Issue (i): Whether the 14 Equipment Type Approvals produced for goods manufactured in China but issued in the name of the same brand owner in the USA were valid in view of the later clarification of the Department of Telecommunications.
Analysis: The rectification application proceeded on the scope of correction of a mistake apparent on record and not on review. On the merits of the ETAs, the record showed that only two ETAs were fake. The remaining 14 ETAs were issued by the competent authority but were treated as invalid only because the country of origin differed from the manufacturer named in the ETA. The later departmental clarification recorded in the minutes of the meeting stated that where the same brand owner manufactures identical goods in different countries, a fresh ETA is not necessary if the technical specifications are satisfied. That clarification undermined the earlier assumption that all ETAs were invalid.
Conclusion: The 14 ETAs were valid and the goods covered by them were not liable to confiscation.
Issue (ii): Whether the penalty under Section 112(a) of the Customs Act, 1962 required reduction because only two of the 16 ETAs were fake.
Analysis: Liability under Section 111(d) was attracted because import contrary to a prohibition under the Customs Act or any other law remains confiscable, and compliance with domestic law under paragraph 2.03 of the Foreign Trade Policy 2015-20 applies to imports.

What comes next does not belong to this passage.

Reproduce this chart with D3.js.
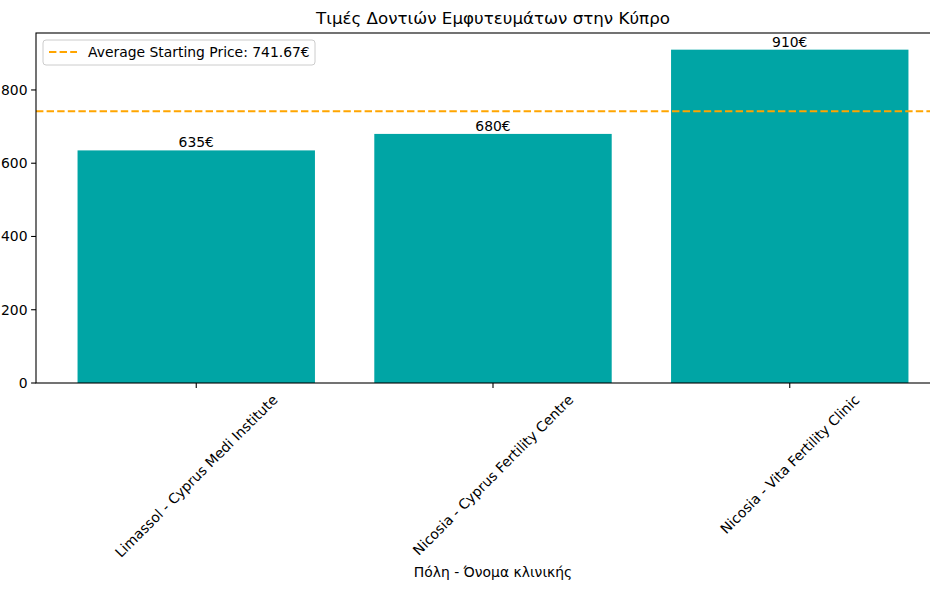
<!DOCTYPE html>
<html><head><meta charset="utf-8">
<script src="https://cdn.jsdelivr.net/npm/d3@7"></script>
<style>body{margin:0;background:#fff}svg{display:block}text{font-family:"DejaVu Sans",sans-serif;fill:#000}</style>
</head><body>
<svg id="c" width="930" height="590"></svg>
<script>
const categories = ["Limassol - Cyprus Medi Institute", "Nicosia - Cyprus Fertility Centre", "Nicosia - Vita Fertility Clinic"];
const prices = [635, 680, 910];
const yTicks = [0, 200, 400, 600, 800];
const title = "Τιμές Δοντιών Εμφυτευμάτων στην Κύπρο";
const xLabel = "Πόλη - Όνομα κλινικής";
const avg = d3.mean(prices);
const legendLabel = "Average Starting Price: " + avg.toFixed(2) + "€";

const svg = d3.select("#c");
const L = 36, R = 950, T = 33, B = 383;
const n = categories.length;
const x = d3.scaleLinear().domain([-0.54, n - 1 + 0.54]).range([L, R]);
const y = d3.scaleLinear().domain([0, d3.max(prices) * 1.05]).range([B, T]);
const fs = 13.9;
const barW = 0.8;

// bars
svg.selectAll("rect.bar").data(prices).join("rect")
  .attr("x", (d, i) => x(i - barW / 2))
  .attr("width", (d, i) => x(i + barW / 2) - x(i - barW / 2))
  .attr("y", d => y(d)).attr("height", d => y(0) - y(d))
  .attr("fill", "#00a5a5");

// value labels
svg.selectAll("text.val").data(prices).join("text")
  .attr("x", (d, i) => x(i)).attr("y", d => y(d) - 3)
  .attr("text-anchor", "middle").style("font-size", fs + "px")
  .text(d => d + "€");

// average line
svg.append("line").attr("x1", L).attr("x2", R).attr("y1", y(avg)).attr("y2", y(avg))
  .attr("stroke", "#ffa500").attr("stroke-width", 2).attr("stroke-dasharray", "7.4,3.2");

// spines
svg.append("rect").attr("x", L).attr("y", T).attr("width", R - L).attr("height", B - T)
  .attr("fill", "none").attr("stroke", "#000").attr("stroke-width", 1.1);

// y axis
const yAxis = svg.append("g");
yTicks.forEach(t => {
  yAxis.append("line").attr("x1", L - 4.9).attr("x2", L).attr("y1", y(t)).attr("y2", y(t)).attr("stroke", "#000").attr("stroke-width", 1.1);
  yAxis.append("text").attr("x", L - 8.5).attr("y", y(t)).attr("dy", "0.36em").attr("text-anchor", "end")
    .style("font-size", fs + "px").text(t);
});

// x axis ticks and rotated labels
const xAxis = svg.append("g");
categories.forEach((c, i) => {
  const cx = x(i);
  xAxis.append("line").attr("x1", cx).attr("x2", cx).attr("y1", B).attr("y2", B + 4.9).attr("stroke", "#000").attr("stroke-width", 1.1);
  const t = xAxis.append("text").attr("text-anchor", "middle").attr("dominant-baseline", "central")
    .style("font-size", fs + "px").text(c);
  const len = t.node().getComputedTextLength();
  const H = (len + fs * 1.17) * Math.SQRT1_2;
  const cy = B + 8.5 + H / 2;
  t.attr("transform", `translate(${cx},${cy}) rotate(-45)`);
});

// x label
svg.append("text").attr("x", (L + R) / 2).attr("y", 577).attr("text-anchor", "middle")
  .style("font-size", fs + "px").text(xLabel);

// title
svg.append("text").attr("x", (L + R) / 2).attr("y", 24).attr("text-anchor", "middle")
  .style("font-size", "16.7px").text(title);

// legend
const lg = svg.append("g");
lg.append("rect").attr("x", 43).attr("y", 40).attr("width", 272).attr("height", 25).attr("rx", 3)
  .attr("fill", "#fff").attr("fill-opacity", 0.8).attr("stroke", "#ccc");
lg.append("line").attr("x1", 49).attr("x2", 77).attr("y1", 52).attr("y2", 52)
  .attr("stroke", "#ffa500").attr("stroke-width", 2).attr("stroke-dasharray", "7.4,3.2");
lg.append("text").attr("x", 88).attr("y", 52).attr("dy", "0.36em").style("font-size", fs + "px").text(legendLabel);
</script>
</body></html>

However, the factual position was materially different from what had been recorded earlier: only two ETAs were fake, while the remaining 14 were genuine though bearing the wrong country of origin. Since more than half of the disputed imports were covered by valid ETAs, the penalty required reconsideration. The reference to Section 112(a)(ii) in the operative part of the original order was treated as a typographical error, but the quantum of penalty had to reflect the corrected factual matrix.
Conclusion: The penalty was reduced to Rs. 4,50,000 under Section 112(a) of the Customs Act, 1962.
Final Conclusion: The rectification application succeeded in part by correcting the factual premise on the ETAs and by reducing the penalty, while maintaining confiscation only in relation to the two fake ETAs.
Ratio Decidendi: Where the issuing authority clarifies that an ETA remains valid despite a difference in country of origin for identical goods of the same brand owner, such approvals cannot be treated as invalid; but fake approvals continue to attract confiscation and penalty, with the quantum calibrated to the corrected factual position.